Geraldo é dos catadores mais conhecidos em Jardim Gramacho. Mas pelo apelido de Brizola. Diz para todos que foi motorista do ex-governador do Rio. Aos 59 anos, já veio e foi embora do aterro sanitário várias vezes. Sempre prometendo não mais retornar. “Ia cortar cana em Campos, minha terra. Mas os canaviais de lá estão contratando cada vez menos gente”, lamenta. Brizola é uma figura. Apesar da vida severa no lixo, tira espaço para o humor. Imita com perfeição o apresentador Wagner Montes, até no modo de andar.
O futuro de Gramacho
Preparando-se para a Conferência das Nações Unidas sobre Desenvolvimento Sustentável, a Rio+20, que será realizada de 13 a 22 de junho na cidade, a Companhia Municipal de Limpeza Urbana (Comlurb), inaugura no dia 5 de maio a Usina de Biogás do Aterro Metropolitano de Jardim Gramacho. A implantação do sistema de captação e queima do biogás é um dos projetos de redução de emissões de gases do efeito estufa no País.
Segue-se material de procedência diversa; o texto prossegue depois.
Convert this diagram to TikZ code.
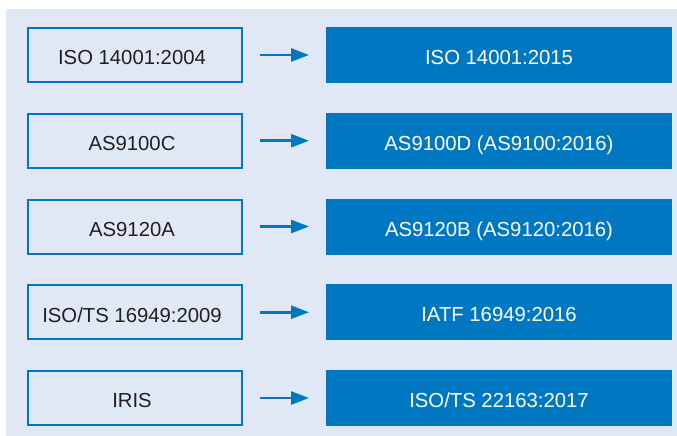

As três tochas da usina são alimentadas por uma rede de gasodutos que transportam o biogás succionado de 230 poços de captação, localizados ao longo da superfície do aterro. Pelos cálculos da Comlurb, isto evitará que, nos próximos 15 anos, cerca de 75 milhões de metros cúbicos de metano por ano sejam liberados para atmosfera. Com movimentação econômica estimada em R$ 407 milhões, o projeto pretende manter o aterro por mais 15 anos após o encerramento do despejo de lixo, além do monitoramento ambiental e geotécnico da região. “O aterro vai gerar renda pelos próximos 15 anos com a venda de biogás e créditos de carbono. O que a prefeitura do Rio está fazendo é antecipar os recursos aos catadores cadastrados junto a cooperativas”, explica ao iG o secretário municipal de Conservação e Serviços Públicos, Carlos Roberto Osorio.
Naquele mesmo dia da visita da reportagem do iG, Gramacho ainda receberia uma rede de TV japonesa e da equipe de um jornal peruano. A Comlurb tem recebido pedidos de visitação de várias partes do mundo. O fechamento do maior lixão da América Latina porá fim também ao emblemático depósito de histórias que a realidade tentou descartar.